PDBY chatted to Rikenette Steenkamp (one of TuksSport’s successful hurdlers) on her recent travels to Glasgow, her achievements, and her aspirations.
What made you first become an athlete and what specifically made you choose hurdles?
When I was six years old, in primary school, I just loved sport, especially athletics. I wanted to run. Technically, I only started running hurdles in high school during grade 10. Even though I was a mediocre [athlete] from a young age, I started hurdles, and the first time I ran it, I realized it was what I wanted to do and that it made me stand out a bit. ‘
What is your biggest achievement and why do you consider it to be that?
I have to single out two races. The first race was when I broke the national record in the 100m hurdle. It was a 21 year old record so it had been a while since it was broken. I’ve always had my mind on this record and it took me 7 years to achieve this. Secondly, I competed at the world championships in 2019 after returning from an injury. Making this comeback and going through to the semi-finals, I ended up placing sixteenth in the world, which is a personal achievement.
What is the best piece of advice that you have received from someone for your specific skill?
I would say that what I’ve learnt through the years is that less is more. What I mean by that is that a quality hurdle session is better than quantity. On the mental side, I’ve also learnt that sometimes we don’t see ourselves as achievers when competing against foreigners but we are all equal and we need to step out and be bold.
What are you hoping to accomplish in the year 2020?
This year is a big year it is an Olympic year. Firstly it was a new experience for me to do indoor sports, so my first goal was to experience the indoor season. I am also looking forward to the South African season and Nationals. Lastly, I’d also like to qualify for the Olympic finals
How was your recent experience in Glasgow? Did you learn anything valuable?
It was my first indoor race ever and I’ve never competed indoors so it was a bold decision. In the run-up to the event, I had a few hiccups. I only received my visa the morning I flew out so that was stressful. Also, on my way there I picked up the flu which wasn’t great either.
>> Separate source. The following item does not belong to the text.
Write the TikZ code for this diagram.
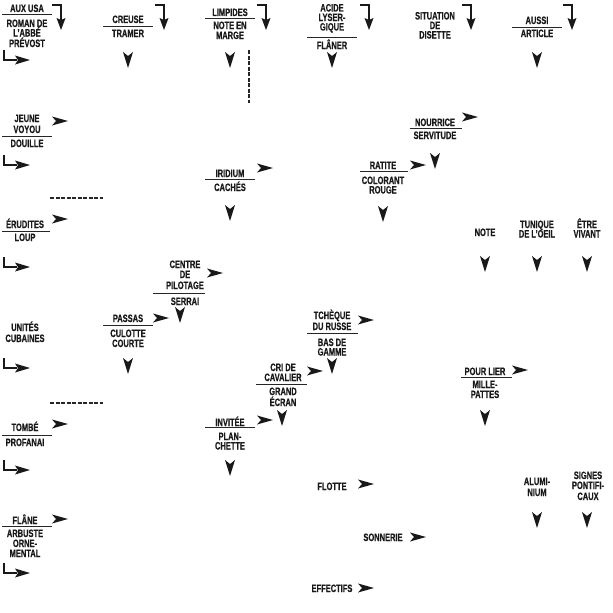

I would not say I was at my best but sometimes you have to go through stressful situations- so I learnt to cope. I kept focus and I did what I went there to do.
What would you suggest to others that do hurdle sprints or are curious?
It is important to have a passion for what you do and enjoy it. Keep having fun, laugh at yourself. If you fall over a hurdle, understand that it happens. Do not be too serious. As an athlete, I was a late bloomer and I think that was the best thing for me. I only became serious when it was required. I would also suggest remembering that you can not achieve anything by yourself, you need people as well. It is a team effort.
What is your record time? And do you feel you can still beat it?
In the 100m hurdles, my time is 12, 81[seconds] and yes I feel I can still beat it. In the indoor 60m hurdles, my time is 8, 29 [seconds] and I feel I can beat it as well.
What is your aspiration in life in terms of being an athlete?
My aspiration is to become the best athlete that I possibly can, to reach my full potential, and to stay true to who I am. I’d like to be a role model for South African athletics and to give back where I can.